- London Breed emerged victorious in San Francisco’s narrow mayoral race, becoming the city’s first African-American female mayor. Breed’s opponent, former state Sen. Mark Leno, conceded Wednesday, even though ballots were still being counted a week after the election.
- Breed, D, replaces former Mayor Ed Lee, who passed away in December. She will finish the remainder of his term, through 2020, when she will have to run for reelection.
- "The message that this sends to the next generation of young people growing up in this city is that no matter where you come from, no matter what you decide to do in life, you can do anything you want to do," Breed told supporters, according to the San Francisco Chronicle. "Never let your circumstances determine your outcome in life."
Breed, who led the city’s Board of Supervisors and served as interim mayor for a brief spell after Lee’s death, has talked about San Francisco’s "complex, if not ironic relationship" with the technology industry. As residents both take advantage of the industry’s economic boom and complain about the potential chaos it has wrought, Breed hinted that she’d be firm on tech companies. For example, Breed had introduced legislation capping rental times through Airbnb, although it was vetoed by Lee.

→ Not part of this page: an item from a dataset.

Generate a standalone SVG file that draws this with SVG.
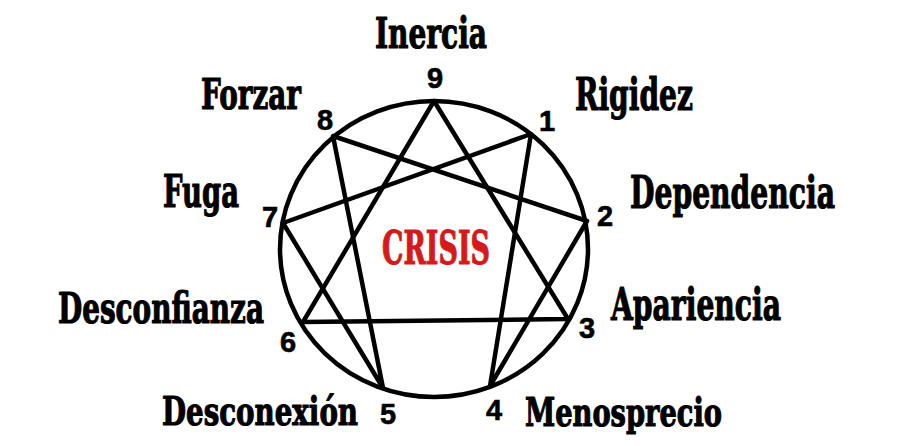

She especially talked up inclusion, saying companies needed to offer jobs to young residents. Breed endorsed a paid internship program for high school students, a bid to increase diversity in the industry. And she will have the San Francisco Fiber Project to build on from interim Mayor Mark Farrell, who has served as caretaker in the months before this election. The project looks to close the digital divide by providing a publicly-owned open access model for broadband internet with subsidies for low-income residents.
Housing and homelessness emerged as a key issue in the race, as real estate prices continued to soar — Breed promised to build 5,000 units of transit-accessible housing per year, with affordable housing for public employees. Breed repeatedly talked up the importance of accessibility in housing construction, in order to reduce commutes and make the city more transit dependent. In addressing homelessness, Breed also placed a burden on the tech industry, telling a conference that the "must confront the tragic dichotomy of homeless people suffering right at the feet of multi-billion dollar companies."
As San Francisco eyes the future of transportation and mobility, Breed touted her track record of introducing nuts and bolts transit legislation. Breed promised an expansion of bike lanes and train service, but also took a more skeptical eye towards ride-sharing companies like Uber and Lyft. In a post on Medium, Breed noted that transportation network companies were "worsening our congestion" and said she would study their impact with an eye towards a possible congestion tax. She also backed a business tax on the companies, a controversial proposal.